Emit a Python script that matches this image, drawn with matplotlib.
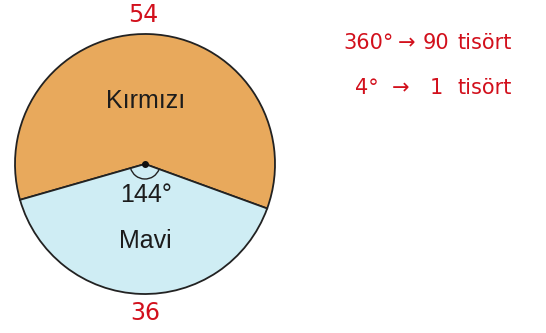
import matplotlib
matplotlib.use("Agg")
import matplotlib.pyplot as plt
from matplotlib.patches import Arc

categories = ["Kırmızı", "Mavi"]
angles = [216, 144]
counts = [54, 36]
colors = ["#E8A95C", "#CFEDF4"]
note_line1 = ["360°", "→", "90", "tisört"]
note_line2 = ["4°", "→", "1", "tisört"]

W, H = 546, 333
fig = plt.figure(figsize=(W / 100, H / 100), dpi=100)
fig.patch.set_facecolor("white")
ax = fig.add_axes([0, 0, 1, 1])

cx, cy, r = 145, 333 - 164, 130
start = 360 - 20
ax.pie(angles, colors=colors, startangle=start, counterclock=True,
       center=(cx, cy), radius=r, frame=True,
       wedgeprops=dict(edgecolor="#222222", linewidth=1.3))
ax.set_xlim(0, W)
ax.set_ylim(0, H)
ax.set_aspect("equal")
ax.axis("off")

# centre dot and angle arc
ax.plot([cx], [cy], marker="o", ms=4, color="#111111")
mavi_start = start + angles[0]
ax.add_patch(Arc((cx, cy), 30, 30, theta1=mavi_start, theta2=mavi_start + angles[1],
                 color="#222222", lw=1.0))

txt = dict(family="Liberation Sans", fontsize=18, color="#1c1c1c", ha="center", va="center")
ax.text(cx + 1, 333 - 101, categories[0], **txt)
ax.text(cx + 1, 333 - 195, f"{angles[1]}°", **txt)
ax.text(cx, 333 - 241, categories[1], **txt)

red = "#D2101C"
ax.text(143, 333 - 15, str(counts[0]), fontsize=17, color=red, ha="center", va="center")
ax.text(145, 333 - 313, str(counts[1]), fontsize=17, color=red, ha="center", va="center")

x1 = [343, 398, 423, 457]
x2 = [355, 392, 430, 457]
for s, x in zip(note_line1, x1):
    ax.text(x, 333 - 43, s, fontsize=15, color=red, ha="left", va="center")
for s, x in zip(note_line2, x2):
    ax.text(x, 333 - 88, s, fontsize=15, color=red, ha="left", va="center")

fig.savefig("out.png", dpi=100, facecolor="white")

DIRECTION:
Write the lines above out again exactly, without any of their pictures.

RESPONSE FOR THIS EXERCISE:
Emit a Python script that matches this image, drawn with matplotlib.
import matplotlib
matplotlib.use("Agg")
import matplotlib.pyplot as plt
from matplotlib.patches import Arc

categories = ["Kırmızı", "Mavi"]
angles = [216, 144]
counts = [54, 36]
colors = ["#E8A95C", "#CFEDF4"]
note_line1 = ["360°", "→", "90", "tisört"]
note_line2 = ["4°", "→", "1", "tisört"]

W, H = 546, 333
fig = plt.figure(figsize=(W / 100, H / 100), dpi=100)
fig.patch.set_facecolor("white")
ax = fig.add_axes([0, 0, 1, 1])

cx, cy, r = 145, 333 - 164, 130
start = 360 - 20
ax.pie(angles, colors=colors, startangle=start, counterclock=True,
       center=(cx, cy), radius=r, frame=True,
       wedgeprops=dict(edgecolor="#222222", linewidth=1.3))
ax.set_xlim(0, W)
ax.set_ylim(0, H)
ax.set_aspect("equal")
ax.axis("off")

# centre dot and angle arc
ax.plot([cx], [cy], marker="o", ms=4, color="#111111")
mavi_start = start + angles[0]
ax.add_patch(Arc((cx, cy), 30, 30, theta1=mavi_start, theta2=mavi_start + angles[1],
                 color="#222222", lw=1.0))

txt = dict(family="Liberation Sans", fontsize=18, color="#1c1c1c", ha="center", va="center")
ax.text(cx + 1, 333 - 101, categories[0], **txt)
ax.text(cx + 1, 333 - 195, f"{angles[1]}°", **txt)
ax.text(cx, 333 - 241, categories[1], **txt)

red = "#D2101C"
ax.text(143, 333 - 15, str(counts[0]), fontsize=17, color=red, ha="center", va="center")
ax.text(145, 333 - 313, str(counts[1]), fontsize=17, color=red, ha="center", va="center")

x1 = [343, 398, 423, 457]
x2 = [355, 392, 430, 457]
for s, x in zip(note_line1, x1):
    ax.text(x, 333 - 43, s, fontsize=15, color=red, ha="left", va="center")
for s, x in zip(note_line2, x2):
    ax.text(x, 333 - 88, s, fontsize=15, color=red, ha="left", va="center")

fig.savefig("out.png", dpi=100, facecolor="white")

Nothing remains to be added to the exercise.